See also the later, more detailed version.
Until very recently it was a reasonable hypothesis that the first use of iron in China was in the Southeast, perhaps in the 6th century BC, and that is the position I took in my book, Iron and steel in ancient China (Leiden: Brill, 1993, ch. 2-3). New finds, together with old finds only recently studied and published, have made this position untenable. It now seems likely that the technology of iron smelting diffused to China by the 8th century BC from the West via Scythian nomads in Central Asia.
Meteoritic iron had been used to some extent in China as early as the 11th century BC for the blades of luxury weapons, cast into bronze handles which were sometimes inlaid with silver or precious stones. The tradition of making luxury weapons with cast-in iron blades continues to about the 5th century BC, but in this period the makers shift from meteoritic to smelted (presumably bloomery) iron. The group of burials of the Guo state recently excavated near Sanmenxia, Henan, with cultural connections to the Northwest, five bronze-iron edged artefacts were unearthed, all clearly related in style, and on analysis it turns out that three are of meteoritic iron and two of smelted iron.

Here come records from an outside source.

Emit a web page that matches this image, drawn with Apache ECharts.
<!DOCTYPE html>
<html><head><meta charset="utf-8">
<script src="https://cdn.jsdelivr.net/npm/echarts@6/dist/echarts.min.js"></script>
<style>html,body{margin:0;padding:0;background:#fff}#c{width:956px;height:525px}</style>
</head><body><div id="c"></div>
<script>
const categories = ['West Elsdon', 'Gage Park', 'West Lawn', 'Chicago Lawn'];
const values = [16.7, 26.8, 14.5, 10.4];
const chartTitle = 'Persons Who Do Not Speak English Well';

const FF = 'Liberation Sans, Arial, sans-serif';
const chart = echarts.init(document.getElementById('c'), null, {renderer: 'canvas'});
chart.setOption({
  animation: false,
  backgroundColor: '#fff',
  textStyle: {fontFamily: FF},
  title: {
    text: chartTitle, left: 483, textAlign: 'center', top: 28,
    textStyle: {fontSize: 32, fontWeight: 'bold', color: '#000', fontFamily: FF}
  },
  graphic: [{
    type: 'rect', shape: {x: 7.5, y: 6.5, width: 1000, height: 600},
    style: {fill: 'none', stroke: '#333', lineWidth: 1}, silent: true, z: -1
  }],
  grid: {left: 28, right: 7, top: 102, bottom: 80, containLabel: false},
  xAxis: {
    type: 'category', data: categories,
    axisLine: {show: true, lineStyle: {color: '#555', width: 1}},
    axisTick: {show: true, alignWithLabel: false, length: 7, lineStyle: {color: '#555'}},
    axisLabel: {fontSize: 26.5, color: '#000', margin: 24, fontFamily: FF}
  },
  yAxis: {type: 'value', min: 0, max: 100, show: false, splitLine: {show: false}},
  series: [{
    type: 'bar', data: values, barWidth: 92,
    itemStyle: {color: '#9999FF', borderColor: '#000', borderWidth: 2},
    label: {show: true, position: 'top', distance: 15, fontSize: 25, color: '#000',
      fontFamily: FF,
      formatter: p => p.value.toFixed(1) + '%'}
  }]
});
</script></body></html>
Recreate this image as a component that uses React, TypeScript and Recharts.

The following is tentative, for a good deal of material has not yet been properly published, and a further problem is that Russian archaeologists are divided on when or even whether the steppe peoples knew the technology of iron smelting. Nevertheless I suggest as a working hypothesis that the craftsman of an indigenous Chinese tradition of making luxury weapons with meteoritic iron blades, which were probably better than bronze weapons, at some time learned bloomery smelting from steppe peoples and began substituting bloomery iron for meteoritic iron. These weapons were probably not a match for bronze weapons, but by this time they were probably intended for display rather than actual fighting.
Perhaps it was not until this technology had spread to the Southeast that it was used to make anything useful. In most of China the only uses for bronze had been for ritual objects and weapons; the `barbarian' peoples of the Southeast were the first in the region of Chinese influence to use bronze agricultural implements to any great extent, and iron presumably provided a useful cheap substitute for bronze in this sort of application. It was probably here that iron casting was first developed, beginning with the carburisation and melting of iron blooms in the kind of furnace that was used to melt bronze. The blast furnace probably developed here as well, as bloomeries were optimised for the purpose of providing iron for casting rather than forging.